Grosse is concerned that as the Haida gain more control over local decision-making they may begin excluding the Islands non-Haida communities in much the same way the provincial and federal governments have. He views the lack of public dialogue as evidence of this.

“Guujaaw came out of his house and said ‘hey guys this is how things will be run in the future.’ Guujaaw should remember what it’ was like not to have a voice in these affairs.” Grosse figures the reason the local public doesn’t know or care about the Protocol is because they haven’t been invited to participate. “The general public doesn’t give a hoot about what is happening or what’s going to happen because they don’t feel like they’re going to be involved in the process anyhow.”

One explanation for the lack of public debate so far may be that there is still plenty of work before the CHN and non-Haida communities produce a draft agreement everyone feels comfortable with. Masset mayor Barry Pages agreed that few people have taken an interest in the process, but that’s because it’s only just begun.

“It’s still in its infancy,” he says. “Not too many people have been involved in the meetings. We sent a reply to their original agreement with comments on some of the issues we could live with. From my perspective it’s in the CHN’s hands now.”

The Protocol has actually matured a little over the last six months. Now in its third draft, the agreement needs review from the public in order to ensure the final document accurately reflects their ambitions. And John Farrell is convinced the public is prepared to do just that.

“People keep telling me they’re ready to act on these issues,” he says. “The Protocol is the instrument to harness the will of the people.”

Of course, whether or not that turns out to be the case will depend upon the reception the agreement receives from people once they’ve had the opportunity to examine it in detail.
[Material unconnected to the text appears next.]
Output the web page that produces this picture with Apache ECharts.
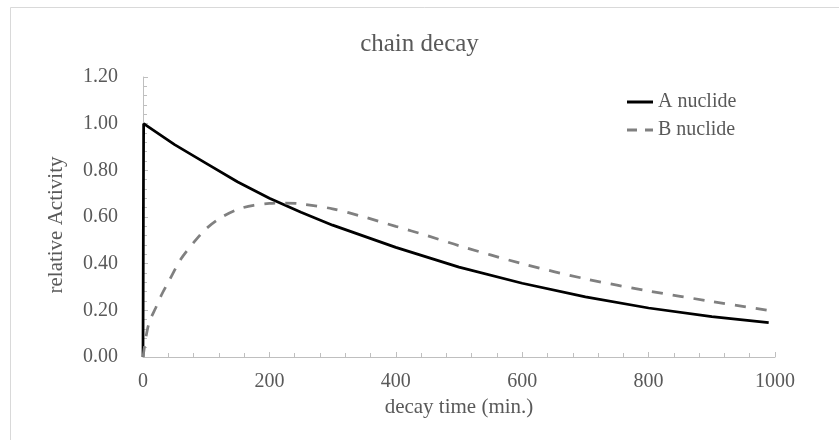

One thing, at least, is certain. If islanders are serious about gaining greater control over local land-use decisions and exercising that control together, some kind of formal understanding among all the communities is a prerequisite.

The Haida clearly will not negotiate any form of all-island governance which does not recognize their aboriginal title. This leaves the non-Haida communities, on the surface at least, with a straightforward decision: Either cast their lot with the province or with their neighbours. It’s a decision Masset’s Art Lew says is an easy one, provided it cuts both ways.

“If we truly believe in an Islands community, our non-Haida communities have no choice but to recognize Haida title,” he says. “On the other hand, the Haida must also recognize the non-Haida citizens as being an integral part of the Islands community.”

This, in a nutshell then, is what the Protocol Agreement is all about. It’s about recognizing our individual and mutual concerns and providing a framework to address them, all while respecting one another. If the Islands communities can actually develop a draft everyone supports, then the real work can begin. Instead of hollering at each other in the back seat the communities on Haida Gwaii can leave government and industry sitting on the side of the road, settle into the front, and finally decide which direction we all want to go.